_Requirement:_
Begin with the first line of the material and copy each line word for word through the line that contains "from matplotlib.patches import Rectangle"; the pictures are left out.

_Input rows:_
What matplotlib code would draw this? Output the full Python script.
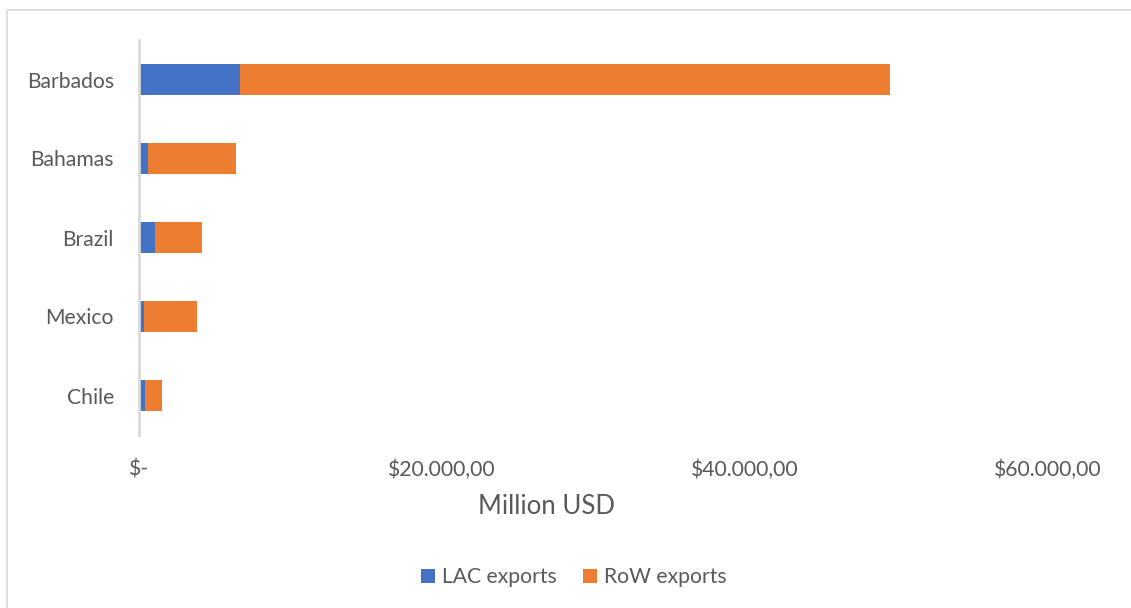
import matplotlib
matplotlib.use("Agg")
import matplotlib.pyplot as plt
from matplotlib.patches import Rectangle

# Export values (million USD)
countries = ["Barbados", "Bahamas", "Brazil", "Mexico", "Chile"]
lac_exports = [6650, 575, 1075, 350, 400]
row_exports = [42900, 5810, 3100, 3480, 1120]
x_ticks = [0, 20000, 40000, 60000]
x_tick_labels = ["$-", "$20.000,00", "$40.000,00", "$60.000,00"]

W, H = 1131, 608
fig = plt.figure(figsize=(W / 100, H / 100), dpi=100)
plt.rcParams["font.family"] = ["Lato", "DejaVu Sans"]

# outer chart frame
fig.patches.append(Rectangle((7 / W, -0.5), 1.2, 1.5 - 10 / H, transform=fig.transFigure,
                             fill=False, edgecolor="#D9D9D9", linewidth=1.2))

ax = fig.add_axes([139 / W, 1 - 435 / H, (1048 - 139) / W, 395 / H])
ypos = list(range(len(countries)))
ax.barh(ypos, lac_exports, height=0.4, color="#4472C4", label="LAC exports")
ax.barh(ypos, row_exports, left=lac_exports, height=0.4, color="#ED7D31", label="RoW exports")

ax.set_ylim(len(countries) - 0.5, -0.5)
ax.set_xlim(0, 60000)
ax.set_yticks(ypos)
ax.set_yticklabels(countries)
ax.set_xticks(x_ticks)
ax.set_xticklabels(x_tick_labels)
ax.tick_params(axis="both", length=0, labelsize=15.2, labelcolor="#595959")
ax.tick_params(axis="x", pad=18)
ax.tick_params(axis="y", pad=18)

for s in ["top", "right", "bottom"]:
    ax.spines[s].set_visible(False)
ax.spines["left"].set_color("#D9D9D9")
ax.spines["left"].set_linewidth(2)

ax.set_xlabel("Million USD", fontsize=18.5, color="#595959")
ax.xaxis.set_label_coords((547 - 139) / 909, -(494 - 435) / 395)

leg = fig.legend(loc="center", bbox_to_anchor=(574 / W, 1 - 577 / H), ncol=2, frameon=False,
                 fontsize=15.2, handlelength=0.65, handleheight=0.65, handletextpad=0.35,
                 columnspacing=1.25)
for t in leg.get_texts():
    t.set_color("#595959")

fig.savefig("out.png", dpi=100)
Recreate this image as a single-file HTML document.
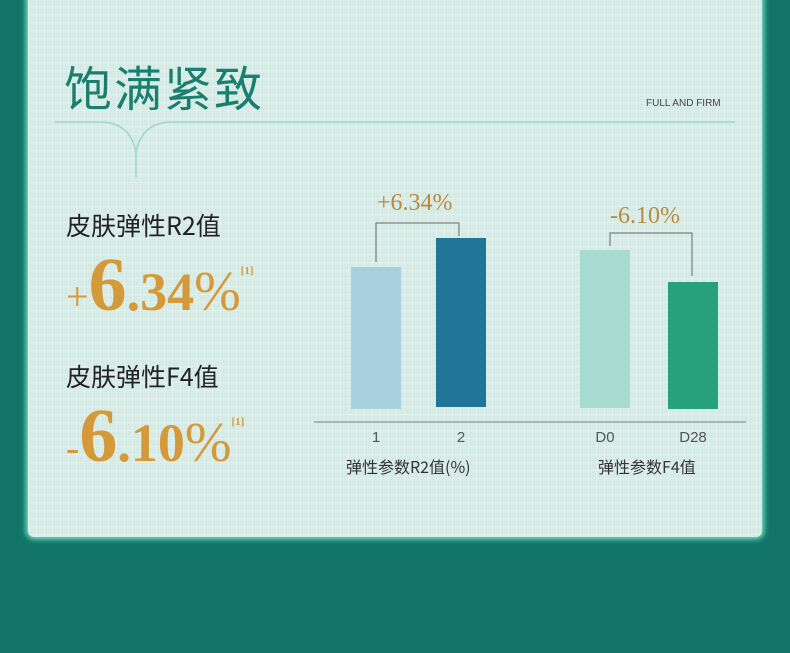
<!DOCTYPE html>
<html><head><meta charset="utf-8"><style>
body{margin:0;width:790px;height:653px;background:#117466;position:relative;overflow:hidden;font-family:"Liberation Sans","Noto Sans CJK SC",sans-serif}
.panel{position:absolute;left:28px;top:-10px;width:734px;height:547px;background:#d5ebe6;border-radius:0 0 6px 6px;box-shadow:0 0 6px 2px #7fe8cf;
background-image:linear-gradient(rgba(255,255,255,.25) 1px,transparent 1px),linear-gradient(90deg,rgba(255,255,255,.25) 1px,transparent 1px);background-size:8px 8px}
.abs{position:absolute}
.title{left:64px;top:50px;font-size:48px;color:#1a7f6e;letter-spacing:2px;font-family:"Noto Sans CJK SC",sans-serif}
.sub{left:646px;top:98px;font-size:10px;color:#444}
.lbl{font-size:25px;color:#222;font-family:"Noto Sans CJK SC",sans-serif}
.big{font-family:"Liberation Serif",serif;color:#d49a3a;font-weight:bold;white-space:nowrap}
.bar{position:absolute}
.tk{font-size:15px;color:#555;text-align:center;width:60px}
.gl{font-size:16px;color:#333;font-family:"Noto Sans CJK SC",sans-serif}
.pv{font-family:"Liberation Serif",serif;color:#b98a3c;font-size:24px}
</style></head><body>
<div class="panel"></div>
<div class="abs title">饱满紧致</div>
<div class="abs sub">FULL AND FIRM</div>
<svg class="abs" style="left:0;top:0" width="790" height="653">
<path d="M55 122 H100 Q130 122 136 152 Q142 122 172 122 H735" fill="none" stroke="#9ad9c6" stroke-width="1.5"/>
<line x1="136" y1="150" x2="136" y2="177" stroke="#9ad9c6" stroke-width="1.5"/>
<line x1="314" y1="422" x2="746" y2="422" stroke="#777" stroke-width="1"/>
<path d="M376 262 V223 H459 V236" fill="none" stroke="#666"/>
<path d="M610 246 V233 H692 V276" fill="none" stroke="#666"/>
</svg>
<div class="abs lbl" style="left:66px;top:207px">皮肤弹性R2值</div>
<div class="abs big" style="left:66px;top:242px"><span style="font-size:40px;font-weight:normal">+</span><span style="font-size:76px">6</span><span style="font-size:54px">.34</span><span style="font-size:56px;font-weight:normal">%</span><sup style="font-size:11px;vertical-align:36px">[1]</sup></div>
<div class="abs lbl" style="left:66px;top:358px">皮肤弹性F4值</div>
<div class="abs big" style="left:66px;top:393px"><span style="font-size:40px;font-weight:normal">-</span><span style="font-size:76px">6</span><span style="font-size:54px">.10</span><span style="font-size:56px;font-weight:normal">%</span><sup style="font-size:11px;vertical-align:36px">[1]</sup></div>
<div class="bar" style="left:351px;top:267px;width:50px;height:142px;background:#a9d0de"></div>
<div class="bar" style="left:436px;top:238px;width:50px;height:169px;background:#217697"></div>
<div class="bar" style="left:580px;top:250px;width:50px;height:158px;background:#a8dbd0"></div>
<div class="bar" style="left:668px;top:282px;width:50px;height:127px;background:#27a07c"></div>
<div class="abs pv" style="left:377px;top:190px">+6.34%</div>
<div class="abs pv" style="left:610px;top:203px">-6.10%</div>
<div class="abs tk" style="left:346px;top:429px">1</div>
<div class="abs tk" style="left:431px;top:429px">2</div>
<div class="abs tk" style="left:575px;top:429px">D0</div>
<div class="abs tk" style="left:663px;top:429px">D28</div>
<div class="abs gl" style="left:346px;top:454px">弹性参数R2值(%)</div>
<div class="abs gl" style="left:598px;top:454px">弹性参数F4值</div>
</body></html>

_Exercise response:_
What matplotlib code would draw this? Output the full Python script.
import matplotlib
matplotlib.use("Agg")
import matplotlib.pyplot as plt
from matplotlib.patches import Rectangle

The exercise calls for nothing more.